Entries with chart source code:

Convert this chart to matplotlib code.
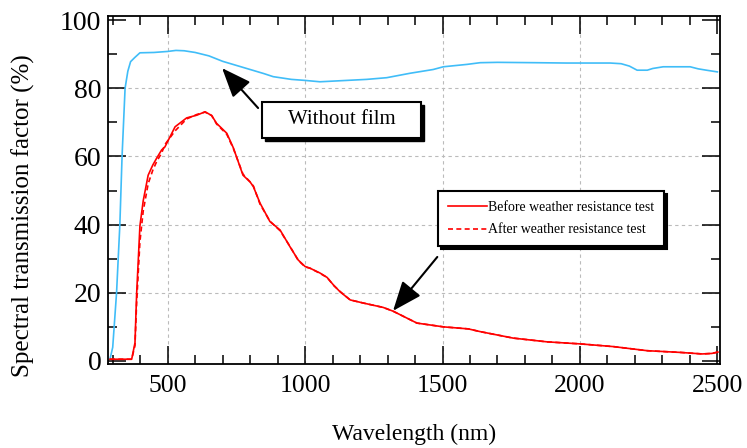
import matplotlib
matplotlib.use('Agg')
import matplotlib.pyplot as plt
import matplotlib.transforms as mtransforms
from matplotlib.patches import Rectangle
from matplotlib.ticker import MultipleLocator

plt.rcParams['font.family'] = ['Liberation Serif', 'DejaVu Serif']

# Without film (blue)
wl_blue = [290, 300, 314, 326, 334, 345, 355, 365, 380, 399, 450, 500, 530, 560, 600,
           650, 700, 750, 800, 850, 884, 950, 1000, 1054, 1127, 1224, 1297, 1382, 1466,
           1503, 1589, 1637, 1700, 1837, 1950, 2110, 2150, 2180, 2208, 2245, 2265, 2303,
           2401, 2430, 2460, 2500]
t_blue = [0.5, 4, 20, 40, 60, 80, 85, 87.8, 89.0, 90.4, 90.5, 90.8, 91.1, 91.0, 90.5,
          89.5, 87.9, 86.7, 85.5, 84.3, 83.4, 82.6, 82.3, 81.9, 82.2, 82.6, 83.1, 84.4, 85.5,
          86.3, 87.0, 87.5, 87.6, 87.5, 87.4, 87.4, 87.2, 86.5, 85.3, 85.3, 85.8, 86.3,
          86.3, 85.7, 85.3, 84.8]

# With film, before / after weather resistance test (red)
wl_red = [290, 369, 381, 387, 399, 411, 429, 446, 460, 478, 490, 527, 569, 606, 636, 660,
          678, 715, 739, 774, 800, 812, 836, 872, 909, 945, 975, 1000, 1018, 1054, 1080,
          1103, 1127, 1164, 1211, 1284, 1320, 1407, 1503, 1594, 1637, 1757, 1880, 2001,
          2122, 2245, 2365, 2445, 2480, 2502]
t_before = [0.5, 0.5, 5.3, 19.6, 39.6, 47, 54.5, 57.5, 59.5, 61.9, 62.8, 68.7, 71.3, 72.1,
            73.1, 72, 69.7, 66.8, 62.5, 54.5, 52.5, 51.1, 46.3, 40.9, 38.4, 33.5, 29.6,
            27.7, 27.2, 25.8, 24.5, 22.3, 20.3, 17.9, 17.0, 15.7, 14.6, 11.1, 10.0, 9.4,
            8.6, 6.7, 5.6, 5.0, 4.2, 3.0, 2.5, 2.05, 2.2, 2.6]
t_after = [0.5, 0.5, 4.5, 17.0, 35.0, 44.0, 52.0, 56.0, 58.5, 61.0, 63.5, 67.5, 71.0, 72.3,
           73.0, 72, 69.5, 66.5, 62.3, 54.8, 52.5, 51.3, 46.0, 41.0, 38.2, 33.6, 29.5,
           27.6, 27.2, 25.7, 24.5, 22.2, 20.4, 17.9, 17.0, 15.7, 14.6, 11.1, 10.0, 9.4,
           8.6, 6.7, 5.6, 5.0, 4.2, 3.0, 2.5, 2.05, 2.2, 2.6]

# inner grid positions
grid_x = [500, 1000, 1500, 2000]
grid_y = [20, 40, 60, 80]

fig = plt.figure(figsize=(7.47, 4.48), dpi=100)
ax = fig.add_axes([0.145, 0.1875, 0.819, 0.7768])

for gx in grid_x:
    ax.axvline(gx, color='#bbbbbb', ls=(0, (3, 3)), lw=0.8, zorder=0)
for gy in grid_y:
    ax.axhline(gy, color='#bbbbbb', ls=(0, (3, 3)), lw=0.8, zorder=0)

ax.plot(wl_blue, t_blue, color='#40bdf8', lw=1.2)
ax.plot(wl_red, t_before, color='red', lw=1.2, label='Before weather resistance test')
ax.plot(wl_red, t_after, color='red', lw=1.2, ls=(0, (3, 2)),
        label='After weather resistance test')

ax.set_xlim(284, 2510)
ax.set_ylim(-0.9, 101.2)
ax.xaxis.set_major_locator(MultipleLocator(500))
ax.xaxis.set_minor_locator(MultipleLocator(100))
ax.yaxis.set_major_locator(MultipleLocator(20))
ax.yaxis.set_minor_locator(MultipleLocator(10))
ax.tick_params(which='both', direction='in', top=True, right=True, width=1.1)
ax.tick_params(which='major', length=13)
ax.tick_params(which='minor', length=6.5)
ax.tick_params(axis='x', pad=8, labelsize=18.5)
ax.tick_params(axis='y', pad=5, labelsize=20)
for s in ax.spines.values():
    s.set_linewidth(1.3)

ax.set_xlabel('Wavelength (nm)', fontsize=17, labelpad=19)
ax.set_ylabel('Spectral transmission factor (%)', fontsize=18)
ax.yaxis.set_label_coords(-0.12, 0.425)

leg = ax.legend(loc='upper left', bbox_to_anchor=(0.539, 0.497), fontsize=10,
                frameon=True, fancybox=False, edgecolor='k', framealpha=1,
                shadow={'color': 'k', 'alpha': 1}, handlelength=2.8, handletextpad=0.1,
                labelspacing=0.7, borderpad=0.7, borderaxespad=0)
leg.get_frame().set_linewidth(1.5)

# "Without film" label box with shadow
shadow_tr = mtransforms.offset_copy(ax.transAxes, fig=fig, x=2.2, y=-2.2, units='points')
ax.add_patch(Rectangle((0.2513, 0.6494), 0.2599, 0.1035, transform=shadow_tr,
                       facecolor='k', edgecolor='k', zorder=5))
ax.add_patch(Rectangle((0.2513, 0.6494), 0.2599, 0.1035, transform=ax.transAxes,
                       facecolor='white', edgecolor='k', lw=1.5, zorder=6))
ax.text(0.3812, 0.7012, 'Without film', transform=ax.transAxes, ha='center', va='center',
        fontsize=15, zorder=7)

arrow = dict(arrowstyle='-|>,head_length=0.55,head_width=0.22', mutation_scale=33,
             lw=1.5, color='k', shrinkA=0, shrinkB=0)
ax.annotate('', xy=(698, 85.9), xytext=(829, 74.2), arrowprops=arrow, zorder=8)
ax.annotate('', xy=(1320, 14.7), xytext=(1481, 30.5), arrowprops=arrow, zorder=8)

fig.savefig('out.png', dpi=100)
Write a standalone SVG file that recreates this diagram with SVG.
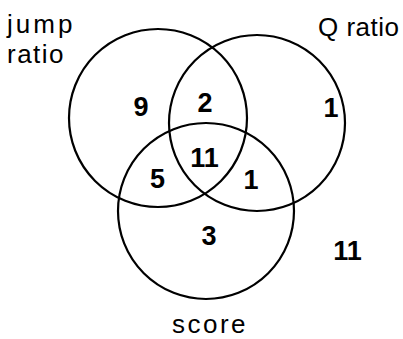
<svg xmlns="http://www.w3.org/2000/svg" width="403" height="339" viewBox="0 0 403 339">
<style>
.c{fill:none;stroke:#000;stroke-width:2.2}
.l{font-family:"Liberation Sans",Arial,sans-serif;font-size:26px;fill:#000}
.n{font-family:"Liberation Sans",Arial,sans-serif;font-size:27px;font-weight:bold;fill:#000;text-anchor:middle}
</style>
<rect width="403" height="339" fill="#fff"/>
<g id="jump-ratio">
<circle class="c" cx="158" cy="118" r="89"/>
<text class="l" x="7" y="33" letter-spacing="3">jump</text>
<text class="l" x="7" y="63" letter-spacing="1.5">ratio</text>
</g>
<g id="q-ratio">
<circle class="c" cx="257" cy="123" r="88"/>
<text class="l" x="318" y="36" letter-spacing="0.5">Q ratio</text>
</g>
<g id="score">
<circle class="c" cx="206" cy="211" r="88"/>
<text class="l" x="210" y="333" text-anchor="middle" letter-spacing="2.5">score</text>
</g>
<g id="counts">
<text class="n" x="141" y="116">9</text>
<text class="n" x="205" y="112">2</text>
<text class="n" x="331" y="117">1</text>
<text class="n" x="204.5" y="167">11</text>
<text class="n" x="157.5" y="188">5</text>
<text class="n" x="251" y="189">1</text>
<text class="n" x="209" y="245">3</text>
<text class="n" x="347.5" y="260">11</text>
</g>
</svg>
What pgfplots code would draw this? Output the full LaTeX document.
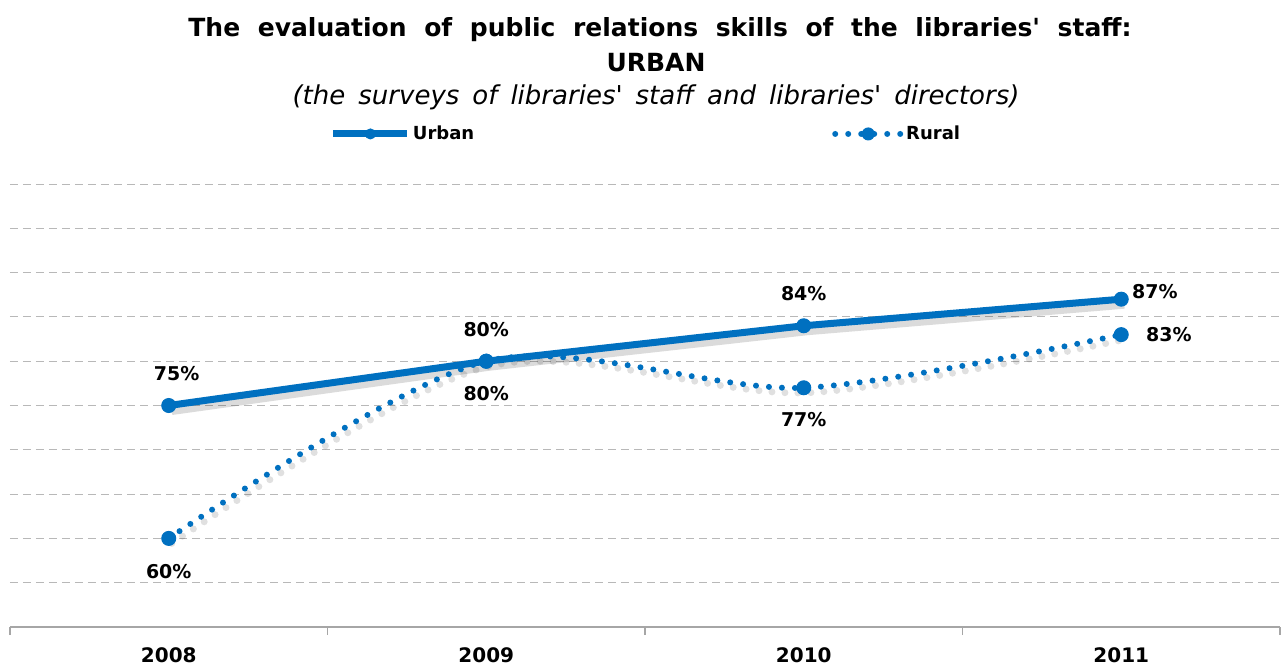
\documentclass[border=0pt]{standalone}
\usepackage{pgfplots}
\pgfplotsset{compat=1.18}
\usepackage{fontspec}
\setmainfont{DejaVu Sans}
\definecolor{blu}{HTML}{0070C0}
\definecolor{gridc}{HTML}{A6A6A6}
\pgfplotsset{
  urbanleg/.style={legend image code/.code={\draw[mark repeat=2, mark phase=2, ##1, mark size=2.5pt] plot coordinates {(0pt,0pt) (18.5pt,0pt) (37pt,0pt)};}},
  ruralleg/.style={legend image code/.code={\draw[mark repeat=2, mark phase=2, ##1, mark size=3pt] plot coordinates {(0pt,0pt) (16.5pt,0pt) (33pt,0pt)};}},
}
\newcommand\q{\textquotesingle}
\begin{document}
\begin{tikzpicture}
\useasboundingbox (0,0) rectangle (640.5pt,333pt);
\node[font=\bfseries\fontsize{12.5}{14}\selectfont] at (330pt,318pt) {\spaceskip=8.8pt The evaluation of public relations skills of the libraries\q{} staff:};
\node[font=\bfseries\fontsize{12.5}{14}\selectfont] at (328pt,301.5pt) {URBAN};
\node[font=\itshape\fontsize{13}{15}\selectfont] at (328pt,284.5pt) {\spaceskip=6.5pt (the surveys of libraries\q{} staff and libraries\q{} directors)};
\begin{axis}[
  at={(5pt,19.5pt)}, anchor=south west, scale only axis,
  width=635pt, height=221.5pt,
  xmin=-0.5, xmax=3.5, ymin=50, ymax=100,
  xtick={0,1,2,3}, xticklabels={2008,2009,2010,2011},
  minor xtick={-0.5,0.5,1.5,2.5,3.5},
  major x tick style={draw=none},
  minor x tick style={gridc, line width=0.6pt},
  minor tick length=4pt, tick align=outside,
  ytick={55,60,...,100}, yticklabels={}, ytick style={draw=none},
  ymajorgrids, grid style={gridc!80, line width=0.5pt, dash pattern=on 4pt off 2.5pt},
  axis x line*=bottom, axis y line*=left,
  y axis line style={draw=none},
  x axis line style={gridc, line width=0.8pt, -},
  xticklabel style={font=\bfseries\fontsize{10}{12}\selectfont, yshift=-2.5pt},
  clip=false,
  legend columns=2,
  legend style={at={(0.5008,1.113)}, anchor=center, draw=none, fill=none,
    font=\bfseries\fontsize{9}{10}\selectfont,
    nodes={inner xsep=1pt},
    /tikz/every even column/.append style={column sep=178pt}},
  legend cell align=left,
]
% shadows
\addplot[black, opacity=0.14, line width=4.5pt, shift={(1.5pt,-2.5pt)}, forget plot] coordinates {(0,75) (1,80) (2,84) (3,87)};
\addplot[black, opacity=0.12, line width=3.5pt, smooth, dash pattern=on 0pt off 6.5pt, line cap=round, shift={(1.5pt,-2.5pt)}, forget plot] coordinates {(0,60) (1,80) (2,77) (3,83)};
% data
\addplot[blu, line width=3.5pt, mark=*, mark size=3.5pt, mark options={solid, fill=blu, line width=0.5pt}, urbanleg]
  coordinates {(0,75) (1,80) (2,84) (3,87)};
\addlegendentry{Urban}
\addplot[blu, line width=3pt, smooth, dash pattern=on 0pt off 6.5pt, line cap=round, mark=*, mark size=3.5pt, mark options={solid, fill=blu, line width=0.5pt}, ruralleg]
  coordinates {(0,60) (1,80) (2,77) (3,83)};
\addlegendentry{Rural}
% labels
\begin{scope}[every node/.style={font=\bfseries\fontsize{9.5}{11}\selectfont}]
\node at (axis cs:0.025,78.55) {75\%};
\node at (axis cs:1,83.6) {80\%};
\node at (axis cs:2,87.6) {84\%};
\node at (axis cs:3.106,87.9) {87\%};
\node at (axis cs:0,56.2) {60\%};
\node at (axis cs:1,76.3) {80\%};
\node at (axis cs:2,73.4) {77\%};
\node at (axis cs:3.15,83.0) {83\%};
\end{scope}
\end{axis}
\end{tikzpicture}
\end{document}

● **Written problem**: With the pictures left out, restate word for word every line of the data above, from the first down to the line that contains "86.3, 85.7, 85.3, 84.8]".

● **Exercise solution**:
Convert this chart to matplotlib code.
import matplotlib
matplotlib.use('Agg')
import matplotlib.pyplot as plt
import matplotlib.transforms as mtransforms
from matplotlib.patches import Rectangle
from matplotlib.ticker import MultipleLocator

plt.rcParams['font.family'] = ['Liberation Serif', 'DejaVu Serif']

# Without film (blue)
wl_blue = [290, 300, 314, 326, 334, 345, 355, 365, 380, 399, 450, 500, 530, 560, 600,
           650, 700, 750, 800, 850, 884, 950, 1000, 1054, 1127, 1224, 1297, 1382, 1466,
           1503, 1589, 1637, 1700, 1837, 1950, 2110, 2150, 2180, 2208, 2245, 2265, 2303,
           2401, 2430, 2460, 2500]
t_blue = [0.5, 4, 20, 40, 60, 80, 85, 87.8, 89.0, 90.4, 90.5, 90.8, 91.1, 91.0, 90.5,
          89.5, 87.9, 86.7, 85.5, 84.3, 83.4, 82.6, 82.3, 81.9, 82.2, 82.6, 83.1, 84.4, 85.5,
          86.3, 87.0, 87.5, 87.6, 87.5, 87.4, 87.4, 87.2, 86.5, 85.3, 85.3, 85.8, 86.3,
          86.3, 85.7, 85.3, 84.8]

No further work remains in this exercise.